COLLECTED MATERIAL:
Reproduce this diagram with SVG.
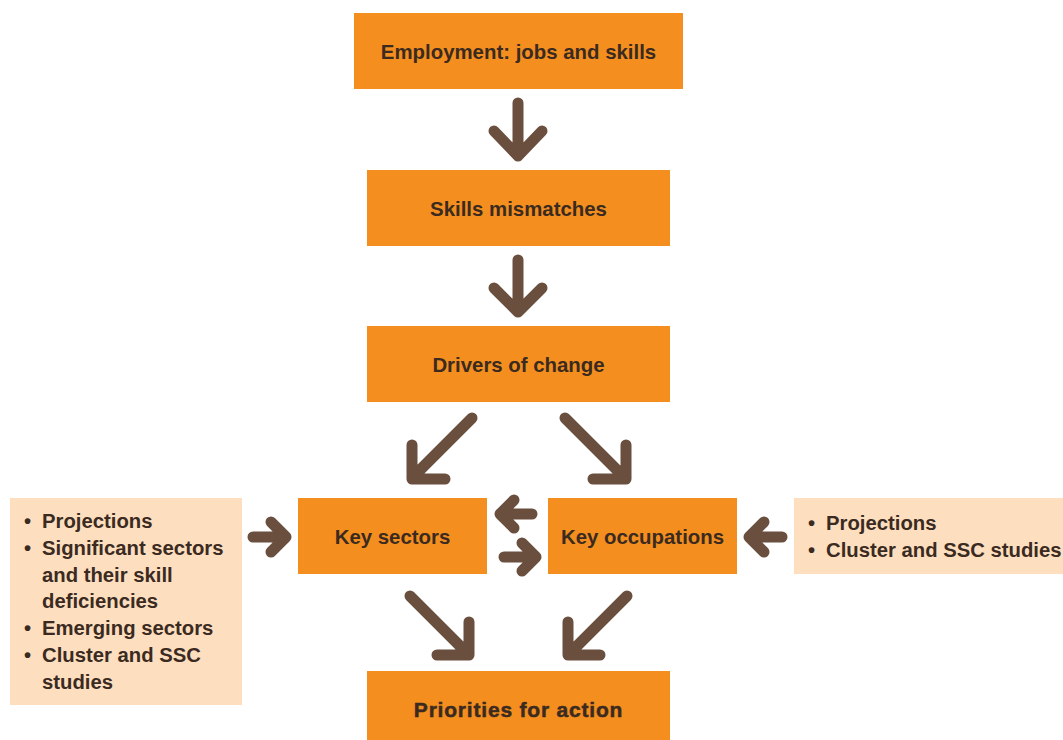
<svg xmlns="http://www.w3.org/2000/svg" width="1063" height="740" viewBox="0 0 1063 740">
<style>
.box{fill:#F48F1F}
.lbox{fill:#FDDFBF}
.t{font-family:"Liberation Sans",Arial,sans-serif;font-weight:bold;font-size:20.4px;fill:#3B2A1F;text-anchor:middle}
.p{font-family:"Liberation Sans",Arial,sans-serif;font-weight:bold;font-size:21px;letter-spacing:0.8px;fill:#3B2A1F;stroke:#3B2A1F;stroke-width:0.5;text-anchor:middle}
.l{font-family:"Liberation Sans",Arial,sans-serif;font-weight:bold;font-size:20.3px;fill:#3B2A1F}
.a{fill:none;stroke:#6A4F3F;stroke-width:11;stroke-linecap:round;stroke-linejoin:round}
</style>
<rect width="1063" height="740" fill="#fff"/>
<g id="employment"><rect class="box" x="354" y="13" width="329" height="76"/><text class="t" x="518.5" y="59">Employment: jobs and skills</text></g>
<g id="mismatches"><rect class="box" x="367" y="170" width="303" height="76"/><text class="t" x="518.5" y="216">Skills mismatches</text></g>
<g id="drivers"><rect class="box" x="367" y="326" width="303" height="76"/><text class="t" x="518.5" y="372">Drivers of change</text></g>
<g id="sectors"><rect class="box" x="298" y="498" width="189" height="76"/><text class="t" x="392.5" y="544">Key sectors</text></g>
<g id="occupations"><rect class="box" x="548" y="498" width="189" height="76"/><text class="t" x="642.5" y="544">Key occupations</text></g>
<g id="priorities"><rect class="box" x="367" y="671" width="303" height="69"/><text class="p" x="518.5" y="717">Priorities for action</text></g>
<g id="left-notes"><rect class="lbox" x="10" y="498" width="232" height="207"/>
<text class="l"><tspan x="24" y="528">•</tspan><tspan x="42" y="528">Projections</tspan><tspan x="24" y="555">•</tspan><tspan x="42" y="555">Significant sectors</tspan><tspan x="42" y="582">and their skill</tspan><tspan x="42" y="608">deficiencies</tspan><tspan x="24" y="635">•</tspan><tspan x="42" y="635">Emerging sectors</tspan><tspan x="24" y="662">•</tspan><tspan x="42" y="662">Cluster and SSC</tspan><tspan x="42" y="689">studies</tspan></text></g>
<g id="right-notes"><rect class="lbox" x="794" y="498" width="269" height="76"/>
<text class="l"><tspan x="808" y="530">•</tspan><tspan x="826" y="530">Projections</tspan><tspan x="808" y="557">•</tspan><tspan x="826" y="557">Cluster and SSC studies</tspan></text></g>
<g id="connectors">
<path class="a" d="M518 103V156M494 131L518 156L542 131"/>
<path class="a" d="M518 260V312M494 288L518 312L542 288"/>
<path class="a" d="M472 418L412 478M412 445V479H445"/>
<path class="a" d="M565 418L625 478M626 445V479H593"/>
<path class="a" d="M532 514H500M514 500L500 514L514 528"/>
<path class="a" d="M504 557H536M522 543L536 557L522 571"/>
<path class="a" d="M253 537H286M271 522L286 537L271 552"/>
<path class="a" d="M782 537H749M764 522L749 537L764 552"/>
<path class="a" d="M410 596L468 654M469 622V655H437"/>
<path class="a" d="M627 596L569 654M568 622V655H600"/>
</g>
</svg>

WORK INSTRUCTIONS:
Your task is to reproduce all of the material exactly. The pictures stay out.

OUTPUT FOR THIS TASK:
Reproduce this diagram with SVG.
<svg xmlns="http://www.w3.org/2000/svg" width="1063" height="740" viewBox="0 0 1063 740">
<style>
.box{fill:#F48F1F}
.lbox{fill:#FDDFBF}
.t{font-family:"Liberation Sans",Arial,sans-serif;font-weight:bold;font-size:20.4px;fill:#3B2A1F;text-anchor:middle}
.p{font-family:"Liberation Sans",Arial,sans-serif;font-weight:bold;font-size:21px;letter-spacing:0.8px;fill:#3B2A1F;stroke:#3B2A1F;stroke-width:0.5;text-anchor:middle}
.l{font-family:"Liberation Sans",Arial,sans-serif;font-weight:bold;font-size:20.3px;fill:#3B2A1F}
.a{fill:none;stroke:#6A4F3F;stroke-width:11;stroke-linecap:round;stroke-linejoin:round}
</style>
<rect width="1063" height="740" fill="#fff"/>
<g id="employment"><rect class="box" x="354" y="13" width="329" height="76"/><text class="t" x="518.5" y="59">Employment: jobs and skills</text></g>
<g id="mismatches"><rect class="box" x="367" y="170" width="303" height="76"/><text class="t" x="518.5" y="216">Skills mismatches</text></g>
<g id="drivers"><rect class="box" x="367" y="326" width="303" height="76"/><text class="t" x="518.5" y="372">Drivers of change</text></g>
<g id="sectors"><rect class="box" x="298" y="498" width="189" height="76"/><text class="t" x="392.5" y="544">Key sectors</text></g>
<g id="occupations"><rect class="box" x="548" y="498" width="189" height="76"/><text class="t" x="642.5" y="544">Key occupations</text></g>
<g id="priorities"><rect class="box" x="367" y="671" width="303" height="69"/><text class="p" x="518.5" y="717">Priorities for action</text></g>
<g id="left-notes"><rect class="lbox" x="10" y="498" width="232" height="207"/>
<text class="l"><tspan x="24" y="528">•</tspan><tspan x="42" y="528">Projections</tspan><tspan x="24" y="555">•</tspan><tspan x="42" y="555">Significant sectors</tspan><tspan x="42" y="582">and their skill</tspan><tspan x="42" y="608">deficiencies</tspan><tspan x="24" y="635">•</tspan><tspan x="42" y="635">Emerging sectors</tspan><tspan x="24" y="662">•</tspan><tspan x="42" y="662">Cluster and SSC</tspan><tspan x="42" y="689">studies</tspan></text></g>
<g id="right-notes"><rect class="lbox" x="794" y="498" width="269" height="76"/>
<text class="l"><tspan x="808" y="530">•</tspan><tspan x="826" y="530">Projections</tspan><tspan x="808" y="557">•</tspan><tspan x="826" y="557">Cluster and SSC studies</tspan></text></g>
<g id="connectors">
<path class="a" d="M518 103V156M494 131L518 156L542 131"/>
<path class="a" d="M518 260V312M494 288L518 312L542 288"/>
<path class="a" d="M472 418L412 478M412 445V479H445"/>
<path class="a" d="M565 418L625 478M626 445V479H593"/>
<path class="a" d="M532 514H500M514 500L500 514L514 528"/>
<path class="a" d="M504 557H536M522 543L536 557L522 571"/>
<path class="a" d="M253 537H286M271 522L286 537L271 552"/>
<path class="a" d="M782 537H749M764 522L749 537L764 552"/>
<path class="a" d="M410 596L468 654M469 622V655H437"/>
<path class="a" d="M627 596L569 654M568 622V655H600"/>
</g>
</svg>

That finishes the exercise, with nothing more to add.